Gaza falls silent as three-day ceasefire takes hold


FE Team | Published: August 06, 2014 00:00:00 | Updated: November 30, 2026 06:01:00


GAZA STRIP: A displaced Palestinian family returns home amid the destruction in part of the northern Beit Hanun district of Gaza Strip after a 72-hour truce accepted by Israel and Hamas came into effect. — AFP

JERUSALEM, Aug 5, (agencies): Gaza fell silent on Tuesday after a month of intense combat, as a 72-hour truce accepted by Israel and Hamas came into effect and the last Israeli troops left the battered enclave.
Just minutes before the ceasefire took hold, however, Israel's military and Hamas both engaged in displays of firepower, seemingly determined to have the last word on the 29th day of their hostilities.
Sirens wailed in Jerusalem and Tel Aviv as Hamas fired a barrage of 16 rockets over the border, one of which hit a Palestinian home in West Bank, causing damage but no injuries, witnesses said.
And in Gaza, Israeli warplanes staged at least five air strikes before the truce took hold, AFP correspondents said.
Israel also said all of its troops had withdrawn from Gaza after completing a mission to destroy a sophisticated network of cross-border attack tunnels, ending a ground operation which began on July 17.
"All of them have left," General Moti Almoz told army radio.
Lieutenant Colonel Peter Lerner said troops would be "deployed in defensive positions" outside of Gaza and would retaliate to any violation of the truce, which was announced by Egypt late on Monday.
The truce began after what an AFP correspondent said was the quietest night since the devastating operation began on July 8.
Medics said there were no deaths or injuries since midnight, although two people succumbed to injuries, putting the overall toll at 1,867.
On the ground, medics went into areas previously been inaccessible, with the worst devastation near the southern city of Rafah, which had been flattened in a massive Israeli assault which began Friday.
There they found the bodies of five militants-two from Hamas and three from Islamic Jihad.
Elsewhere, people were slowly returning to homes they had fled after being ordered out by the army, with dozens of people in the northern town of Beit Hanun heading home in cars or on donkey-drawn carts, an AFP correspondent said.
Among them was Rafat al-Masri, a father of five who found his family home in ruins.
"I've worked 40 years to have this house and now it is all destroyed," he said.
"There is nothing left, no rooms, no kitchen.
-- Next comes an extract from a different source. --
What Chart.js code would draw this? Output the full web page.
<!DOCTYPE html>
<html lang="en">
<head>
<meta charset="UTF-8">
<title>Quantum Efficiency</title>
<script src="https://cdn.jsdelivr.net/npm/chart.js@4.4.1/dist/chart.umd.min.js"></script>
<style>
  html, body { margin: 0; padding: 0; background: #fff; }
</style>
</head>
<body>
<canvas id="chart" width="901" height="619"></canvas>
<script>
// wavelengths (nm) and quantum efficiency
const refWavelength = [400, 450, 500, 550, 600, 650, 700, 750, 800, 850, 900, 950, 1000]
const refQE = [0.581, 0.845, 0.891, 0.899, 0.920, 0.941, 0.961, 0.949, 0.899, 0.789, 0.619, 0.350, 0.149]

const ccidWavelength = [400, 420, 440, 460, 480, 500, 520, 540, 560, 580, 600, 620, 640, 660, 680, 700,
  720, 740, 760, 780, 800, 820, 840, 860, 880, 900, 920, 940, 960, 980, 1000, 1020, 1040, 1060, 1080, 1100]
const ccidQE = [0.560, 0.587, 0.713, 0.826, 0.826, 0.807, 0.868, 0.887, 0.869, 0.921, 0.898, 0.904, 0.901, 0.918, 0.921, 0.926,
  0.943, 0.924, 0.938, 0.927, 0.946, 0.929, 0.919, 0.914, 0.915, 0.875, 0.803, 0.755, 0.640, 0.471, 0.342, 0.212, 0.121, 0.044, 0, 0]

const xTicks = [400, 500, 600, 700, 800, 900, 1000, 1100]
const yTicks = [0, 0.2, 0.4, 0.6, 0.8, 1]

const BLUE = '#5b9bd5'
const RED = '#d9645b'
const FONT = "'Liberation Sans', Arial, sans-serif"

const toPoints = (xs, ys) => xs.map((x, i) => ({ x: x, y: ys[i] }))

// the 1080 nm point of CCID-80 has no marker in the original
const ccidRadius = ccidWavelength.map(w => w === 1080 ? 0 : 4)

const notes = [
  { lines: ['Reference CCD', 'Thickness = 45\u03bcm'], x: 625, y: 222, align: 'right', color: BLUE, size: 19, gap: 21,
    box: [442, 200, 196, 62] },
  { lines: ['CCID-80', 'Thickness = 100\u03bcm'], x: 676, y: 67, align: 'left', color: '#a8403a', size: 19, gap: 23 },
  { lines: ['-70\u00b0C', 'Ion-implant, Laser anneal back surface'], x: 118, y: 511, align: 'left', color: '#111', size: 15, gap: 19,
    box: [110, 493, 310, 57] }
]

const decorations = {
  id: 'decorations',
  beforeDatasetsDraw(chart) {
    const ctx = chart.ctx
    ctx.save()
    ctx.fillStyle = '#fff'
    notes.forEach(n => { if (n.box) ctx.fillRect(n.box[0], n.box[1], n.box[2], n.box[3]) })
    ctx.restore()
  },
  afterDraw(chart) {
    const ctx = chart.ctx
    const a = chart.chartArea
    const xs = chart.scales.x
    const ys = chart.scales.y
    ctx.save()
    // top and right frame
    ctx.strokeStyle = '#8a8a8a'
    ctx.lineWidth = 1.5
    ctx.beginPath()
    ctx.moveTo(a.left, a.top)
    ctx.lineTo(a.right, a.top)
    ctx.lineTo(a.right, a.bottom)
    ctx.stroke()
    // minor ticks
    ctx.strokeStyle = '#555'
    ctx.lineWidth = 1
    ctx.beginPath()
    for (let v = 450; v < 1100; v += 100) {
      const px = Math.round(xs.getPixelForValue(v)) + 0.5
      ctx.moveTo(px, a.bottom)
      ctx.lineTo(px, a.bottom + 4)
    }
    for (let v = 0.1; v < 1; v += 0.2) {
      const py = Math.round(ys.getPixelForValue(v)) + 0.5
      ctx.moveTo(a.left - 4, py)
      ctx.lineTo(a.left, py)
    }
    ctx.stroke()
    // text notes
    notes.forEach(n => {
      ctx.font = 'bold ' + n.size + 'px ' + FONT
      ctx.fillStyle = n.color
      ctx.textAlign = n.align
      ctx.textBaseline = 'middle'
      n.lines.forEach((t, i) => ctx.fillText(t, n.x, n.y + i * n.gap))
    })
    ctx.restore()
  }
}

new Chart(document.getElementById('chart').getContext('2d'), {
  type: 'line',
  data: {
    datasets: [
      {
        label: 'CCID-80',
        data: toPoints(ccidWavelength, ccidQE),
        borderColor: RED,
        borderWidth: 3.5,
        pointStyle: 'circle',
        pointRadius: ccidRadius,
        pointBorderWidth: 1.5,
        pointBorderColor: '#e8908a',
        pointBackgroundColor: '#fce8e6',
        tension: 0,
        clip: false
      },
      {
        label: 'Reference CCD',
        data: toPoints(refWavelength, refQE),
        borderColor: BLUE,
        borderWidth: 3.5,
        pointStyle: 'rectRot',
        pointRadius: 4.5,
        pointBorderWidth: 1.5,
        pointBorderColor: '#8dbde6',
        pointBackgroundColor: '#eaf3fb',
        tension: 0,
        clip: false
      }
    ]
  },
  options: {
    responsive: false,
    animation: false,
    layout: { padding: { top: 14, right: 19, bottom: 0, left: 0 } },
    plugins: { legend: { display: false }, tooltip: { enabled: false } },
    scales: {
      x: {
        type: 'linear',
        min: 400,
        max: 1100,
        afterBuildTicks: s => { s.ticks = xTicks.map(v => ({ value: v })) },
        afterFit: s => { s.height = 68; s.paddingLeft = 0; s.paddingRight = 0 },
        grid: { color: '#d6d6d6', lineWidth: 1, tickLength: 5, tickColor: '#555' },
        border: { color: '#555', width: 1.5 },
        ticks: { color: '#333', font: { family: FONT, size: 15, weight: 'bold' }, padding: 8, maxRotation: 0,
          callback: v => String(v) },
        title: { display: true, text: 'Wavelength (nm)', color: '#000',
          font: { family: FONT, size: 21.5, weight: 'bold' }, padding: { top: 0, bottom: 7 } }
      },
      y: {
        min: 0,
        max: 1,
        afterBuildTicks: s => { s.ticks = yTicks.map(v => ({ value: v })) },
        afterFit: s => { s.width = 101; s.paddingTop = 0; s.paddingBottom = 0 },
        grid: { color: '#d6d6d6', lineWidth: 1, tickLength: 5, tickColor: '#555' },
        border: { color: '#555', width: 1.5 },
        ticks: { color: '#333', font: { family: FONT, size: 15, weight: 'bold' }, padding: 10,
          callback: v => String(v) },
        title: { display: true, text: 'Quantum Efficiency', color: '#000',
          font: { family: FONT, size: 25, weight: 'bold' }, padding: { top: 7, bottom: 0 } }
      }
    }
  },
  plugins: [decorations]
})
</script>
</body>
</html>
Everything is totally destroyed."
It was the second time in four days that the two sides had agreed to observe a 72-hour humanitarian truce deal, with the last attempt on August 1 -- brokered by Washington and the UN-shattering in an explosion of violence within just 90 minutes.
The latest breakthrough emerged in Cairo where Palestinian and Egyptian mediators had held two-days of talks with Hamas and Islamic Jihad representatives.
Israel and Hamas, the de facto power in Gaza, separately confirmed to AFP they would abide by the new 72-hour ceasefire.
Hamas spokesman Sami Abu Zuhri said a delegation of the Islamist movement's Gaza-based leaders would head to Cairo on Tuesday to join representatives of its exiled leadership.